Loyalty is one of those things that is really important in any relationship. It has to be earned though, and not expected, unless of course if we are talking about a parent being loyal to their children. That should be expected. The other way around though is a different story. As kids grow older and start thinking more like adults, they start to see things differently, including their parents. If one or both parents have been there for the child every step of the way, then there’s a good chance the child will feel a sense of loyalty to the parent(s).
When that’s not the case, the parent shouldn’t be surprised if the child doesn’t feel a sense of loyalty. I think this is especially evident when parents split up. It’s quite possible that a child will feel loyal to both parents if the child has had a good relationship with each of them, but when one or both parents haven’t been there for the child, the child is likely to lose that sense of loyalty. I have experienced this with my own parent, and I am now watching my kids go through the same process. It’s definitely a two-way street. You can’t expect someone to be loyal to you if you are not willing to do the same in return.

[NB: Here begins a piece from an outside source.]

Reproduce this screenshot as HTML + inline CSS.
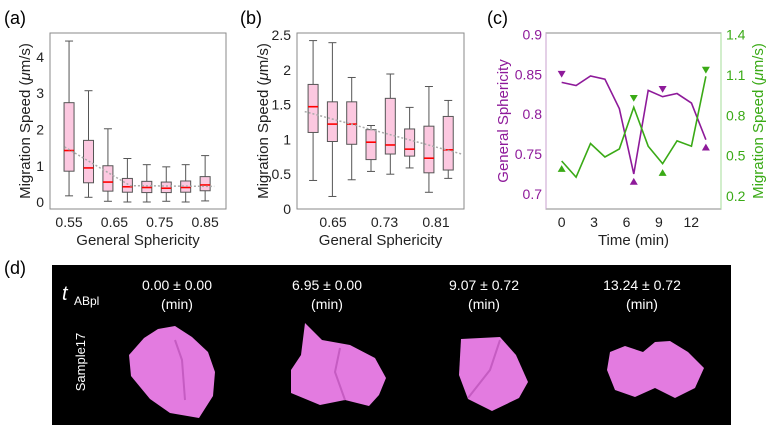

The same can be said for friendships and romantic relationships and relationships with other family members. There’s the old saying that blood is thicker than water, meaning family will always be a stronger bond than other relationships, but clearly every family doesn’t have that type of connection. Loyalty shouldn’t be assumed with other family members. It all depends on how people treat each other and what their values are about any number of things. Often times the people we feel most loyal to are our good friends, especially those who might seem more like family. That’s because they have typically earned it. We all need people in our lives who we know will be there at the drop of a pin for us, so we latch onto people who fill that role, friendship or otherwise.
I think one of the most important factors in a successful relationship is feeling that sense of loyalty from your partner. I have yet to be in a relationship where I felt like the other person would have my back no matter what the circumstances, but I am hopeful that one day I will have that. I can only imagine how much stronger that makes the bond between two people. For now, I am relying on experiences shared from other friends and family members to understand how important that factors in to the strength of a relationship. For many of the ones I know have failed, that has sometimes been a piece of the puzzle. The sense of loyalty wasn’t there.
It is very disappointing to find out that someone you trusted and thought was loyal actually wasn’t at all, regardless of the type of relationship. There are a number of reasons this may happen. Some people mistake kindness for loyalty or maybe are too trusting. Some people appear to be trustworthy but are just good at giving people that impression, and their loyalty changes to suit their own needs. Loyalties may change once you get to know a person better and realize they weren’t the type of person you thought they were, and they haven’t earned your loyalty. Actions always speak louder than words, so even if someone says they will be loyal to you, you may figure otherwise. The bottom line is if you look out for people who you know will look out for you, while at the same time strive to be the type of person who deserves loyalty, you should have no problem feeling secure in any type of relationship.